U.S. Court of Appeals for the 7th Circuit
Bankruptcy — FDCPA claims
A debtor’s claim for violation of the FDCPA belongs to the bankruptcy estate.
“In addition to relying on a state-court judgment that, by the time of briefing, no longer existed, the Law Firm asked us to affirm on the bankruptcy judge’s ground — that any claim belongs to the estate in bankruptcy for the benefit of Richardson’s creditors, not to Richardson personally. The Law Firm made this argument to the district court too, but the court did not reach it given its reliance on the Rooker-Feldman doctrine. A prevailing party is entitled to defend its judgment on any ground preserved in the district court.
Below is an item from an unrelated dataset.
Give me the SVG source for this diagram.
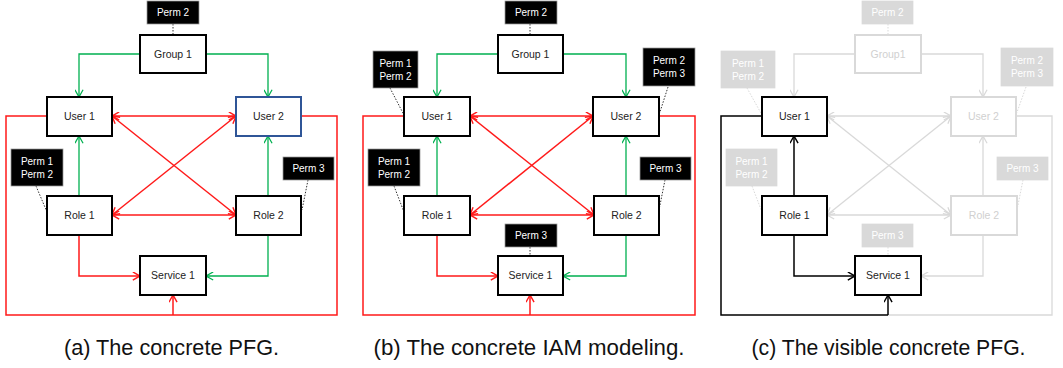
<svg xmlns="http://www.w3.org/2000/svg" width="1063" height="368" viewBox="0 0 1063 368">
<style>
.node rect{fill:#fff;stroke:#000;stroke-width:2}
.node text{font-family:"Liberation Sans",Arial,sans-serif;font-size:10.5px;fill:#222;text-anchor:middle}
.perm rect{fill:#000;stroke:#999;stroke-width:0.75}
.perm text{font-family:"Liberation Sans",Arial,sans-serif;font-size:10px;fill:#fff;text-anchor:middle}
.gnode rect{fill:#fff;stroke:#d9d9d9;stroke-width:2}
.gnode text{font-family:"Liberation Sans",Arial,sans-serif;font-size:10.5px;fill:#d0d0d0;text-anchor:middle}
.gperm rect{fill:#d9d9d9;stroke:#d9d9d9;stroke-width:0.75}
.gperm text{font-family:"Liberation Sans",Arial,sans-serif;font-size:10px;fill:#fff;text-anchor:middle}
.red{fill:none;stroke:#ff1a1a;stroke-width:1.5}
.redd{fill:none;stroke:#ff1a1a;stroke-width:1.5;marker-start:url(#ar);marker-end:url(#ar)}
.rede{fill:none;stroke:#ff1a1a;stroke-width:1.5;marker-end:url(#ar)}
.grn{fill:none;stroke:#00b050;stroke-width:1.3;marker-end:url(#ag)}
.blk{fill:none;stroke:#000;stroke-width:1.5}
.blke{fill:none;stroke:#000;stroke-width:1.5;marker-end:url(#ak)}
.gry{fill:none;stroke:#d9d9d9;stroke-width:1.3}
.grye{fill:none;stroke:#d9d9d9;stroke-width:1.3;marker-end:url(#ay)}
.gryd{fill:none;stroke:#d9d9d9;stroke-width:1.3;marker-start:url(#ay);marker-end:url(#ay)}
.dot{fill:none;stroke:#333;stroke-width:1;stroke-dasharray:1.5 1.5}
.gdot{fill:none;stroke:#d9d9d9;stroke-width:1;stroke-dasharray:1.5 1.5}
.cap{font-family:"Liberation Sans",Arial,sans-serif;font-size:22px;fill:#111;text-anchor:middle}
</style>
<defs>
<marker id="ar" viewBox="0 0 10 10" refX="9" refY="5" markerWidth="9" markerHeight="9" markerUnits="userSpaceOnUse" orient="auto-start-reverse"><path d="M1,0.5 L9,5 L1,9.5" fill="none" stroke="#ff1a1a" stroke-width="1.6"/></marker>
<marker id="ag" viewBox="0 0 10 10" refX="9" refY="5" markerWidth="9" markerHeight="9" markerUnits="userSpaceOnUse" orient="auto-start-reverse"><path d="M1,0.5 L9,5 L1,9.5" fill="none" stroke="#00b050" stroke-width="1.4"/></marker>
<marker id="ak" viewBox="0 0 10 10" refX="9" refY="5" markerWidth="9" markerHeight="9" markerUnits="userSpaceOnUse" orient="auto-start-reverse"><path d="M1,0.5 L9,5 L1,9.5" fill="none" stroke="#000" stroke-width="1.6"/></marker>
<marker id="ay" viewBox="0 0 10 10" refX="9" refY="5" markerWidth="9" markerHeight="9" markerUnits="userSpaceOnUse" orient="auto-start-reverse"><path d="M1,0.5 L9,5 L1,9.5" fill="none" stroke="#d9d9d9" stroke-width="1.4"/></marker>
</defs>
<rect width="1063" height="368" fill="#fff"/>

<!-- Panel (a) -->
<g id="panel-a">
<g id="a-connectors">
<path class="red" d="M47,116 H6 V315 H173"/>
<path class="red" d="M301,116 H337 V315 H173"/>
<path class="rede" d="M173,315 V295"/>
<path class="grn" d="M140,54 H79 V97"/>
<path class="grn" d="M206,54 H268 V97"/>
<path class="grn" d="M79,196 V136"/>
<path class="grn" d="M268,196 V136"/>
<path class="rede" d="M79,235 V276 H140"/>
<path class="grn" d="M268,235 V276 H206"/>
<path class="redd" d="M112,116 H236"/>
<path class="redd" d="M112,215 H236"/>
<path class="redd" d="M112,116 L236,215"/>
<path class="redd" d="M236,116 L112,215"/>
<path class="dot" d="M173,24 V35"/>
<path class="dot" d="M36,186 L47,212"/>
<path class="dot" d="M308,180 L302,210"/>
</g>
<g id="a-perm2" class="perm"><rect x="147" y="1" width="52" height="23"/><text x="173" y="16">Perm 2</text></g>
<g id="a-group1" class="node"><rect x="140" y="35" width="66" height="38"/><text x="173" y="58">Group 1</text></g>
<g id="a-user1" class="node"><rect x="47" y="97" width="65" height="39"/><text x="79.5" y="120">User 1</text></g>
<g id="a-user2" class="node"><rect x="236" y="97" width="65" height="39" style="stroke:#2f5597"/><text x="268.5" y="120">User 2</text></g>
<g id="a-perm12" class="perm"><rect x="11" y="149" width="52" height="37"/><text x="37" y="164.5">Perm 1</text><text x="37" y="178">Perm 2</text></g>
<g id="a-perm3" class="perm"><rect x="283" y="157" width="51" height="23"/><text x="308.5" y="172">Perm 3</text></g>
<g id="a-role1" class="node"><rect x="47" y="196" width="65" height="39"/><text x="79.5" y="219">Role 1</text></g>
<g id="a-role2" class="node"><rect x="236" y="196" width="65" height="39"/><text x="268.5" y="219">Role 2</text></g>
<g id="a-service1" class="node"><rect x="140" y="256" width="66" height="39"/><text x="173" y="279">Service 1</text></g>
</g>

<!-- Panel (b) -->
<g id="panel-b" transform="translate(357,0)">
<g id="b-connectors">
<path class="red" d="M47,116 H6 V315 H173"/>
<path class="red" d="M302,116 H338 V315 H173"/>
<path class="rede" d="M173,315 V295"/>
<path class="grn" d="M141,54 H80 V97"/>
<path class="grn" d="M206,54 H269 V97"/>
<path class="grn" d="M80,196 V136"/>
<path class="grn" d="M269,196 V136"/>
<path class="rede" d="M80,235 V276 H141"/>
<path class="grn" d="M269,235 V276 H206"/>
<path class="redd" d="M113,116 H236"/>
<path class="redd" d="M113,215 H237"/>
<path class="redd" d="M113,116 L237,215"/>
<path class="redd" d="M236,116 L113,215"/>
<path class="dot" d="M173,24 V35"/>
<path class="dot" d="M33,88 L47,115"/>
<path class="dot" d="M311,87 L302,115"/>
<path class="dot" d="M37,186 L47,212"/>
<path class="dot" d="M308,180 L302,210"/>
<path class="dot" d="M173,247 V256"/>
</g>
<g id="b-perm2" class="perm"><rect x="148" y="1" width="52" height="23"/><text x="174" y="16">Perm 2</text></g>
<g id="b-group1" class="node"><rect x="141" y="35" width="65" height="38"/><text x="173.5" y="58">Group 1</text></g>
<g id="b-perm12-top" class="perm"><rect x="16" y="51" width="45" height="37"/><text x="38.5" y="66.5">Perm 1</text><text x="38.5" y="80">Perm 2</text></g>
<g id="b-perm23-top" class="perm"><rect x="286" y="48" width="52" height="38"/><text x="312" y="63.5">Perm 2</text><text x="312" y="77">Perm 3</text></g>
<g id="b-user1" class="node"><rect x="47" y="97" width="66" height="39"/><text x="80" y="120">User 1</text></g>
<g id="b-user2" class="node"><rect x="236" y="97" width="66" height="39"/><text x="269" y="120">User 2</text></g>
<g id="b-perm12" class="perm"><rect x="11" y="149" width="52" height="37"/><text x="37" y="164.5">Perm 1</text><text x="37" y="178">Perm 2</text></g>
<g id="b-perm3" class="perm"><rect x="283" y="157" width="51" height="23"/><text x="308.5" y="172">Perm 3</text></g>
<g id="b-role1" class="node"><rect x="47" y="196" width="66" height="39"/><text x="80" y="219">Role 1</text></g>
<g id="b-role2" class="node"><rect x="237" y="196" width="65" height="39"/><text x="269.5" y="219">Role 2</text></g>
<g id="b-perm3-svc" class="perm"><rect x="148" y="224" width="52" height="23"/><text x="174" y="239">Perm 3</text></g>
<g id="b-service1" class="node"><rect x="141" y="256" width="65" height="39"/><text x="173.5" y="279">Service 1</text></g>
</g>

<!-- Panel (c) -->
<g id="panel-c" transform="translate(715,0)">
<g id="c-connectors">
<path class="gry" d="M301,116 H337 V315 H173"/>
<path class="grye" d="M140,54 H79 V97"/>
<path class="grye" d="M206,54 H268 V97"/>
<path class="grye" d="M268,196 V136"/>
<path class="grye" d="M268,235 V276 H206"/>
<path class="gryd" d="M112,116 H236"/>
<path class="gryd" d="M112,215 H236"/>
<path class="gryd" d="M112,116 L236,215"/>
<path class="gryd" d="M236,116 L112,215"/>
<path class="gdot" d="M173,24 V35"/>
<path class="gdot" d="M32,88 L47,115"/>
<path class="gdot" d="M311,87 L301,115"/>
<path class="gdot" d="M37,186 L47,212"/>
<path class="gdot" d="M308,180 L302,210"/>
<path class="gdot" d="M173,247 V256"/>
<path class="blk" d="M47,116 H6 V315 H173"/>
<path class="blke" d="M173,315 V295"/>
<path class="blke" d="M79,196 V136"/>
<path class="blke" d="M79,235 V276 H140"/>
</g>
<g id="c-perm2" class="gperm"><rect x="147" y="1" width="51" height="23"/><text x="172.5" y="16">Perm 2</text></g>
<g id="c-group1" class="gnode"><rect x="140" y="35" width="66" height="38"/><text x="173" y="58">Group1</text></g>
<g id="c-perm12-top" class="gperm"><rect x="6" y="51" width="54" height="37"/><text x="33" y="66.5">Perm 1</text><text x="33" y="80">Perm 2</text></g>
<g id="c-perm23-top" class="gperm"><rect x="286" y="48" width="52" height="38"/><text x="312" y="63.5">Perm 2</text><text x="312" y="77">Perm 3</text></g>
<g id="c-user1" class="node"><rect x="47" y="97" width="65" height="39"/><text x="79.5" y="120">User 1</text></g>
<g id="c-user2" class="gnode"><rect x="236" y="97" width="65" height="39"/><text x="268.5" y="120">User 2</text></g>
<g id="c-perm12" class="gperm"><rect x="11" y="149" width="51" height="37"/><text x="36.5" y="164.5">Perm 1</text><text x="36.5" y="178">Perm 2</text></g>
<g id="c-perm3" class="gperm"><rect x="282" y="157" width="51" height="23"/><text x="307.5" y="172">Perm 3</text></g>
<g id="c-role1" class="node"><rect x="47" y="196" width="65" height="39"/><text x="79.5" y="219">Role 1</text></g>
<g id="c-role2" class="gnode"><rect x="236" y="196" width="66" height="39"/><text x="269" y="219">Role 2</text></g>
<g id="c-perm3-svc" class="gperm"><rect x="147" y="224" width="51" height="23"/><text x="172.5" y="239">Perm 3</text></g>
<g id="c-service1" class="node"><rect x="140" y="256" width="66" height="39"/><text x="173" y="279">Service 1</text></g>
</g>

<text class="cap" x="171.5" y="355" textLength="215" lengthAdjust="spacingAndGlyphs">(a) The concrete PFG.</text>
<text class="cap" x="529" y="355" textLength="311" lengthAdjust="spacingAndGlyphs">(b) The concrete IAM modeling.</text>
<text class="cap" x="888.5" y="355" textLength="274" lengthAdjust="spacingAndGlyphs">(c) The visible concrete PFG.</text>
</svg>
See Massachusetts Mutual Life Insurance Co. v. Ludwig, 426 U.S. 479 (1976). Richardson did not bother to file a reply brief, and it became apparent at oral argument that he is unaware of the rule stated in Ludwig — a rule that Morley Construction Co. v. Maryland Casualty Co., 300 U.S. 185, 191 (1937), called ‘inveterate and certain’. Richardson thus forfeited his opportunity to contest this issue.”
Affirmed as modified.
Appeal from the United States District Court for the Southern District of Indiana, Magnus-Stinson, J., Easterbrook, J.